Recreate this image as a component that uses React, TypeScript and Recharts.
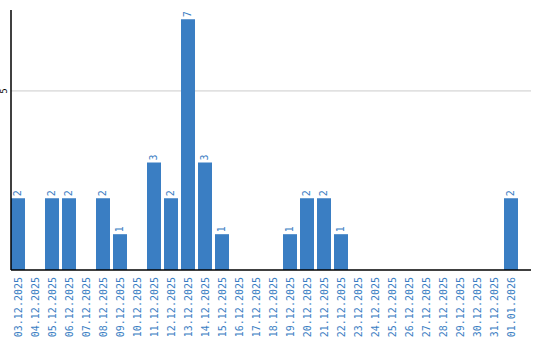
import { BarChart, Bar, XAxis, YAxis, CartesianGrid, LabelList } from 'recharts';

const dates = [
  '03.12.2025', '04.12.2025', '05.12.2025', '06.12.2025', '07.12.2025',
  '08.12.2025', '09.12.2025', '10.12.2025', '11.12.2025', '12.12.2025',
  '13.12.2025', '14.12.2025', '15.12.2025', '16.12.2025', '17.12.2025',
  '18.12.2025', '19.12.2025', '20.12.2025', '21.12.2025', '22.12.2025',
  '23.12.2025', '24.12.2025', '25.12.2025', '26.12.2025', '27.12.2025',
  '28.12.2025', '29.12.2025', '30.12.2025', '31.12.2025', '01.01.2026',
];
const counts = [2, 0, 2, 2, 0, 2, 1, 0, 3, 2, 7, 3, 1, 0, 0, 0, 1, 2, 2, 1, 0, 0, 0, 0, 0, 0, 0, 0, 0, 2];
const yTicks = [5];

const BLUE = '#3a7ec3';

const data = dates.map((d, i) => ({ date: d, value: counts[i] }));

// rotated date labels under the axis, top edge just below the baseline
function DateTick({ x, payload }: any) {
  return (
    <text
      transform={`translate(${x + 4},277) rotate(-90)`}
      textAnchor="end"
      fill={BLUE}
      fontSize={10}
      fontFamily="DejaVu Sans Mono"
    >
      {payload.value}
    </text>
  );
}

function ValueTick({ y, payload }: any) {
  return (
    <text
      transform={`translate(7,${y}) rotate(-90)`}
      textAnchor="middle"
      fill="#000"
      fontSize={8}
      fontFamily="DejaVu Sans"
    >
      {payload.value}
    </text>
  );
}

function BarValue({ x, y, width, value }: any) {
  if (!value) return null;
  const cx = x + width / 2 + 3;
  return (
    <text
      transform={`translate(${cx},${y - 2}) rotate(-90)`}
      textAnchor="start"
      fill={BLUE}
      fontSize={10}
      fontFamily="DejaVu Sans Mono"
    >
      {value}
    </text>
  );
}

export default function App() {
  return (
    <div style={{ position: 'absolute', left: 0, top: 0, background: '#fff' }}>
      <BarChart
        width={540}
        height={340}
        data={data}
        margin={{ top: 10, right: 9, left: 0, bottom: 0 }}
        barCategoryGap={1.5}
      >
        <CartesianGrid vertical={false} horizontalValues={yTicks} stroke="#cccccc" />
        <XAxis
          dataKey="date"
          interval={0}
          height={70}
          padding={{ left: -1.5, right: 11.5 }}
          tick={<DateTick />}
          tickLine={false}
          axisLine={{ stroke: '#000', strokeWidth: 1.5 }}
        />
        <YAxis
          width={11}
          domain={[0, 7.26]}
          ticks={yTicks}
          tick={<ValueTick />}
          tickLine={false}
          axisLine={{ stroke: '#000', strokeWidth: 1.5 }}
        />
        <Bar dataKey="value" fill={BLUE} isAnimationActive={false}>
          <LabelList dataKey="value" content={<BarValue />} />
        </Bar>
      </BarChart>
    </div>
  );
}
# # # # # # #
Task prompt -
Exactly restate the lines from the beginning of the data through the line with "YAxis, CartesianGrid, LabelList", and no others, keeping pictures out.

Response for this exercise -
Recreate this image as a component that uses React, TypeScript and Recharts.
import { BarChart, Bar, XAxis, YAxis, CartesianGrid, LabelList } from 'recharts';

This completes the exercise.